-- begin --
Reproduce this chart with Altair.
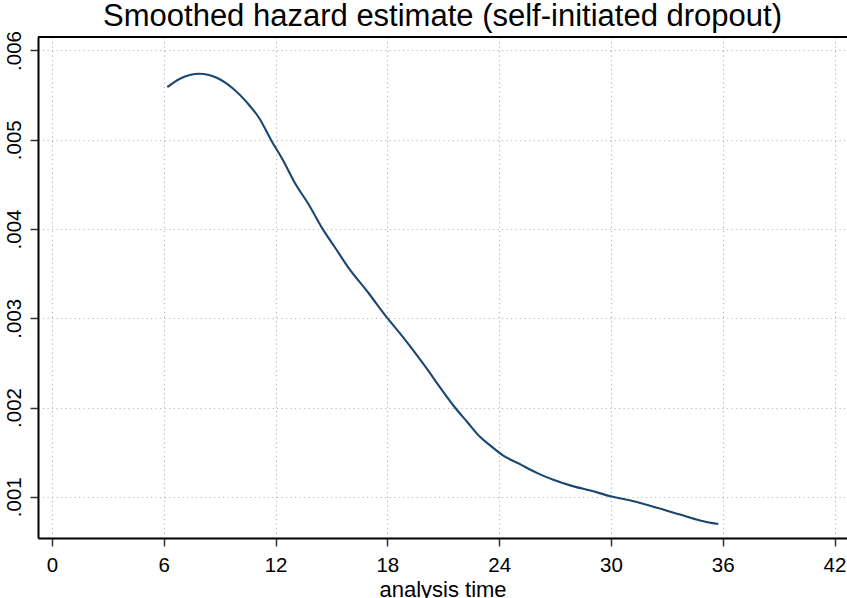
import altair as alt
import pandas as pd

# analysis time (months) and smoothed hazard values
t_vals = [6.19, 6.87, 7.91, 8.84, 9.73, 10.45, 11.16, 11.75, 12.40, 13.00,
          13.85, 14.50, 15.20, 15.90, 17.00, 17.93, 18.68, 19.39, 20.10, 20.83,
          21.63, 22.30, 22.97, 23.50, 24.20, 25.12, 26.02, 26.91, 27.90, 28.90,
          29.99, 31.00, 32.10, 33.71, 34.78, 35.76]
h_vals = [0.005589, 0.005683, 0.005739, 0.005694, 0.005571, 0.005421, 0.005230,
          0.005000, 0.004770, 0.004530, 0.004250, 0.004010, 0.003790, 0.003570,
          0.003280, 0.003020, 0.002830, 0.002640, 0.002440, 0.002225, 0.002000,
          0.001835, 0.001672, 0.001578, 0.001465, 0.001365, 0.001268, 0.001190,
          0.001122, 0.001070, 0.001005, 0.000960, 0.000900, 0.000800, 0.000735,
          0.000694]

x_ticks = [0, 6, 12, 18, 24, 30, 36, 42]
y_ticks = [0.001, 0.002, 0.003, 0.004, 0.005, 0.006]

title_text = "Smoothed hazard estimate (self-initiated dropout)"
x_title = "analysis time"

df = pd.DataFrame({"t": t_vals, "h": h_vals})

W, H = 809, 501
FONT = "Liberation Sans"
GRID = "#b8b8b8"

x_enc = alt.X(
    "t:Q",
    scale=alt.Scale(domain=[-0.75, 42.67], nice=False, zero=False),
    axis=alt.Axis(
        values=x_ticks, title=x_title, titleFont=FONT, titleFontSize=22,
        titleFontWeight="normal", titleColor="#000", titleBaseline="alphabetic",
        titleY=58,
        labelFont=FONT, labelFontSize=20.5, labelColor="#000", labelPadding=9,
        tickSize=8, tickColor="#333", tickWidth=1.5,
        domainColor="#000", domainWidth=2,
        grid=True, gridColor=GRID, gridDash=[1.2, 3.3], gridWidth=1.2,
    ),
)
y_enc = alt.Y(
    "h:Q",
    scale=alt.Scale(domain=[0.000538, 0.006151], nice=False, zero=False),
    axis=alt.Axis(
        values=y_ticks, title=None,
        labelExpr="substring(format(datum.value, '.3f'), 1)",
        labelFont=FONT, labelFontSize=20.5, labelColor="#000",
        labelAngle=270, labelAlign="center", labelBaseline="alphabetic",
        labelPadding=10,
        tickSize=8, tickColor="#333", tickWidth=1.5,
        domainColor="#000", domainWidth=2,
        grid=True, gridColor=GRID, gridDash=[1.2, 3.3], gridWidth=1.2,
    ),
)

line = alt.Chart(df).mark_line(color="#1a476f", strokeWidth=2.1, interpolate="monotone").encode(
    x=x_enc, y=y_enc
)

top_border = alt.Chart(df).mark_rule(color="#000", strokeWidth=2).encode(
    x=alt.value(0), x2=alt.value(W), y=alt.value(0)
)

title_mark = alt.Chart(pd.DataFrame({"label": [title_text]})).mark_text(
    font=FONT, fontSize=31, color="#000", align="center", baseline="alphabetic"
).encode(
    x=alt.value(W / 2), y=alt.value(-11), text="label:N"
)

chart = (
    alt.layer(line, top_border, title_mark)
    .properties(
        width=W, height=H,
        autosize=alt.AutoSizeParams(type="none"),
        padding={"left": 38, "top": 37, "right": 0, "bottom": 60},
    )
    .configure_view(stroke=None)
    .configure(background="white")
)

chart.save("out.html", embed_options={"renderer": "svg", "actions": False})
-- end --
Given request -> Return the whole listing, word for word, and leave out every picture.

Correct output ->
Reproduce this chart with Altair.
import altair as alt
import pandas as pd

# analysis time (months) and smoothed hazard values
t_vals = [6.19, 6.87, 7.91, 8.84, 9.73, 10.45, 11.16, 11.75, 12.40, 13.00,
          13.85, 14.50, 15.20, 15.90, 17.00, 17.93, 18.68, 19.39, 20.10, 20.83,
          21.63, 22.30, 22.97, 23.50, 24.20, 25.12, 26.02, 26.91, 27.90, 28.90,
          29.99, 31.00, 32.10, 33.71, 34.78, 35.76]
h_vals = [0.005589, 0.005683, 0.005739, 0.005694, 0.005571, 0.005421, 0.005230,
          0.005000, 0.004770, 0.004530, 0.004250, 0.004010, 0.003790, 0.003570,
          0.003280, 0.003020, 0.002830, 0.002640, 0.002440, 0.002225, 0.002000,
          0.001835, 0.001672, 0.001578, 0.001465, 0.001365, 0.001268, 0.001190,
          0.001122, 0.001070, 0.001005, 0.000960, 0.000900, 0.000800, 0.000735,
          0.000694]

x_ticks = [0, 6, 12, 18, 24, 30, 36, 42]
y_ticks = [0.001, 0.002, 0.003, 0.004, 0.005, 0.006]

title_text = "Smoothed hazard estimate (self-initiated dropout)"
x_title = "analysis time"

df = pd.DataFrame({"t": t_vals, "h": h_vals})

W, H = 809, 501
FONT = "Liberation Sans"
GRID = "#b8b8b8"

x_enc = alt.X(
    "t:Q",
    scale=alt.Scale(domain=[-0.75, 42.67], nice=False, zero=False),
    axis=alt.Axis(
        values=x_ticks, title=x_title, titleFont=FONT, titleFontSize=22,
        titleFontWeight="normal", titleColor="#000", titleBaseline="alphabetic",
        titleY=58,
        labelFont=FONT, labelFontSize=20.5, labelColor="#000", labelPadding=9,
        tickSize=8, tickColor="#333", tickWidth=1.5,
        domainColor="#000", domainWidth=2,
        grid=True, gridColor=GRID, gridDash=[1.2, 3.3], gridWidth=1.2,
    ),
)
y_enc = alt.Y(
    "h:Q",
    scale=alt.Scale(domain=[0.000538, 0.006151], nice=False, zero=False),
    axis=alt.Axis(
        values=y_ticks, title=None,
        labelExpr="substring(format(datum.value, '.3f'), 1)",
        labelFont=FONT, labelFontSize=20.5, labelColor="#000",
        labelAngle=270, labelAlign="center", labelBaseline="alphabetic",
        labelPadding=10,
        tickSize=8, tickColor="#333", tickWidth=1.5,
        domainColor="#000", domainWidth=2,
        grid=True, gridColor=GRID, gridDash=[1.2, 3.3], gridWidth=1.2,
    ),
)

line = alt.Chart(df).mark_line(color="#1a476f", strokeWidth=2.1, interpolate="monotone").encode(
    x=x_enc, y=y_enc
)

top_border = alt.Chart(df).mark_rule(color="#000", strokeWidth=2).encode(
    x=alt.value(0), x2=alt.value(W), y=alt.value(0)
)

title_mark = alt.Chart(pd.DataFrame({"label": [title_text]})).mark_text(
    font=FONT, fontSize=31, color="#000", align="center", baseline="alphabetic"
).encode(
    x=alt.value(W / 2), y=alt.value(-11), text="label:N"
)

chart = (
    alt.layer(line, top_border, title_mark)
    .properties(
        width=W, height=H,
        autosize=alt.AutoSizeParams(type="none"),
        padding={"left": 38, "top": 37, "right": 0, "bottom": 60},
    )
    .configure_view(stroke=None)
    .configure(background="white")
)

chart.save("out.html", embed_options={"renderer": "svg", "actions": False})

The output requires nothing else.